**Data lines:**
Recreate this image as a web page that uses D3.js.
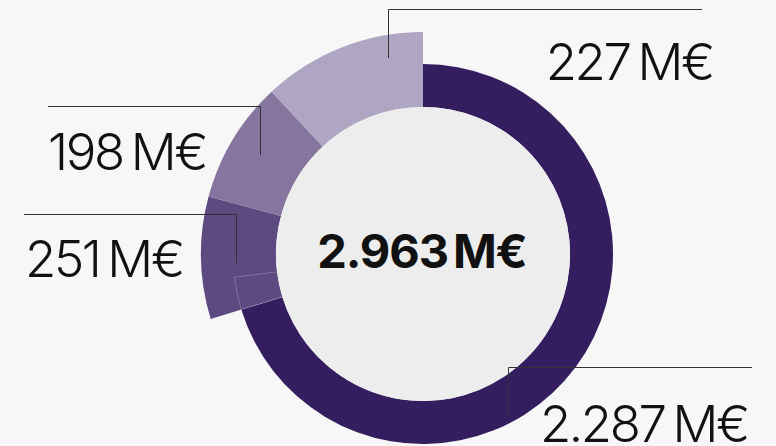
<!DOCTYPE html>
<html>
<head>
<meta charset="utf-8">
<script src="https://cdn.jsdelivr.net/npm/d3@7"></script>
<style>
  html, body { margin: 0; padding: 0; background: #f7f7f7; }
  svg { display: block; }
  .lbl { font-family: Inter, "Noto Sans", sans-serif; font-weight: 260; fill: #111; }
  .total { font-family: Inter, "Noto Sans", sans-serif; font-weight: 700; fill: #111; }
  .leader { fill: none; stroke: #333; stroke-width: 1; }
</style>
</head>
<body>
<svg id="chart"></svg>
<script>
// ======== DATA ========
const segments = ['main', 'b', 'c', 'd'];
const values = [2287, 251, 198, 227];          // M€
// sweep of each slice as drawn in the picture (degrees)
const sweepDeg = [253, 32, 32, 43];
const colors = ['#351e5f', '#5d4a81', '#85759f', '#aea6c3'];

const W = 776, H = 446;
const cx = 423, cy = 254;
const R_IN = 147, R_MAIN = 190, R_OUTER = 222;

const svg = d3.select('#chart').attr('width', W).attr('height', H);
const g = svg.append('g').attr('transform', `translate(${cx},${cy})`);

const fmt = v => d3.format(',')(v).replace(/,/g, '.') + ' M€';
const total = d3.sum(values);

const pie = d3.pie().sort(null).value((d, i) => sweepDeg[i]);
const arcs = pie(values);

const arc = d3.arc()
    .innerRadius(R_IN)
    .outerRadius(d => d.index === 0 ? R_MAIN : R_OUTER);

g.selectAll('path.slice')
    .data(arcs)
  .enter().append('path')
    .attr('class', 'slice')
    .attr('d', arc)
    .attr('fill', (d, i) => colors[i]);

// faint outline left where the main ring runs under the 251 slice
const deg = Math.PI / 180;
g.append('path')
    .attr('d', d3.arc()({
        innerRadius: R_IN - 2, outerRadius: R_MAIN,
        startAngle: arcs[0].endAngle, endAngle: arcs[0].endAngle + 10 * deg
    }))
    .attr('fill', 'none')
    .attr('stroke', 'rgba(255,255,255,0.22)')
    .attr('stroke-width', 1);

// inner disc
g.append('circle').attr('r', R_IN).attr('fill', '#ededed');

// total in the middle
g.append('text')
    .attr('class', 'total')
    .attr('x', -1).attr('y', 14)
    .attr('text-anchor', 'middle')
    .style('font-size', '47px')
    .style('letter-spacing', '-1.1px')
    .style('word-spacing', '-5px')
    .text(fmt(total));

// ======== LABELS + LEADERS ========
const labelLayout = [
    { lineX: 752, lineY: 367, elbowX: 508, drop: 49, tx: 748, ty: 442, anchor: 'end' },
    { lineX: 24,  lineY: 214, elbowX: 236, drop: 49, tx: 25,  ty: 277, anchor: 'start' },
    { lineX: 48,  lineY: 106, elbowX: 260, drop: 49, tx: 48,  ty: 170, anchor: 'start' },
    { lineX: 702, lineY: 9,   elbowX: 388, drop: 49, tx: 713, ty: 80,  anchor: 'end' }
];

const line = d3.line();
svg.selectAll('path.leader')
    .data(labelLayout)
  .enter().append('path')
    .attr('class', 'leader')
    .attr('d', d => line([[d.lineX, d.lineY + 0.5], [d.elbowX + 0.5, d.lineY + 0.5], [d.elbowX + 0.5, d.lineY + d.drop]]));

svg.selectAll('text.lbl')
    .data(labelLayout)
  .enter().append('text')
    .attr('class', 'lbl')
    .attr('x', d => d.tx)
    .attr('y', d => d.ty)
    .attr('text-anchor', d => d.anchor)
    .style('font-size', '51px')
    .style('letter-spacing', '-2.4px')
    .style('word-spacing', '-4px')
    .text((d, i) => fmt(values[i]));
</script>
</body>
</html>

**Task details:** Reproduce the whole listing above word for word, but not its pictures.

**Finished exercise:**
Recreate this image as a web page that uses D3.js.
<!DOCTYPE html>
<html>
<head>
<meta charset="utf-8">
<script src="https://cdn.jsdelivr.net/npm/d3@7"></script>
<style>
  html, body { margin: 0; padding: 0; background: #f7f7f7; }
  svg { display: block; }
  .lbl { font-family: Inter, "Noto Sans", sans-serif; font-weight: 260; fill: #111; }
  .total { font-family: Inter, "Noto Sans", sans-serif; font-weight: 700; fill: #111; }
  .leader { fill: none; stroke: #333; stroke-width: 1; }
</style>
</head>
<body>
<svg id="chart"></svg>
<script>
// ======== DATA ========
const segments = ['main', 'b', 'c', 'd'];
const values = [2287, 251, 198, 227];          // M€
// sweep of each slice as drawn in the picture (degrees)
const sweepDeg = [253, 32, 32, 43];
const colors = ['#351e5f', '#5d4a81', '#85759f', '#aea6c3'];

const W = 776, H = 446;
const cx = 423, cy = 254;
const R_IN = 147, R_MAIN = 190, R_OUTER = 222;

const svg = d3.select('#chart').attr('width', W).attr('height', H);
const g = svg.append('g').attr('transform', `translate(${cx},${cy})`);

const fmt = v => d3.format(',')(v).replace(/,/g, '.') + ' M€';
const total = d3.sum(values);

const pie = d3.pie().sort(null).value((d, i) => sweepDeg[i]);
const arcs = pie(values);

const arc = d3.arc()
    .innerRadius(R_IN)
    .outerRadius(d => d.index === 0 ? R_MAIN : R_OUTER);

g.selectAll('path.slice')
    .data(arcs)
  .enter().append('path')
    .attr('class', 'slice')
    .attr('d', arc)
    .attr('fill', (d, i) => colors[i]);

// faint outline left where the main ring runs under the 251 slice
const deg = Math.PI / 180;
g.append('path')
    .attr('d', d3.arc()({
        innerRadius: R_IN - 2, outerRadius: R_MAIN,
        startAngle: arcs[0].endAngle, endAngle: arcs[0].endAngle + 10 * deg
    }))
    .attr('fill', 'none')
    .attr('stroke', 'rgba(255,255,255,0.22)')
    .attr('stroke-width', 1);

// inner disc
g.append('circle').attr('r', R_IN).attr('fill', '#ededed');

// total in the middle
g.append('text')
    .attr('class', 'total')
    .attr('x', -1).attr('y', 14)
    .attr('text-anchor', 'middle')
    .style('font-size', '47px')
    .style('letter-spacing', '-1.1px')
    .style('word-spacing', '-5px')
    .text(fmt(total));

// ======== LABELS + LEADERS ========
const labelLayout = [
    { lineX: 752, lineY: 367, elbowX: 508, drop: 49, tx: 748, ty: 442, anchor: 'end' },
    { lineX: 24,  lineY: 214, elbowX: 236, drop: 49, tx: 25,  ty: 277, anchor: 'start' },
    { lineX: 48,  lineY: 106, elbowX: 260, drop: 49, tx: 48,  ty: 170, anchor: 'start' },
    { lineX: 702, lineY: 9,   elbowX: 388, drop: 49, tx: 713, ty: 80,  anchor: 'end' }
];

const line = d3.line();
svg.selectAll('path.leader')
    .data(labelLayout)
  .enter().append('path')
    .attr('class', 'leader')
    .attr('d', d => line([[d.lineX, d.lineY + 0.5], [d.elbowX + 0.5, d.lineY + 0.5], [d.elbowX + 0.5, d.lineY + d.drop]]));

svg.selectAll('text.lbl')
    .data(labelLayout)
  .enter().append('text')
    .attr('class', 'lbl')
    .attr('x', d => d.tx)
    .attr('y', d => d.ty)
    .attr('text-anchor', d => d.anchor)
    .style('font-size', '51px')
    .style('letter-spacing', '-2.4px')
    .style('word-spacing', '-4px')
    .text((d, i) => fmt(values[i]));
</script>
</body>
</html>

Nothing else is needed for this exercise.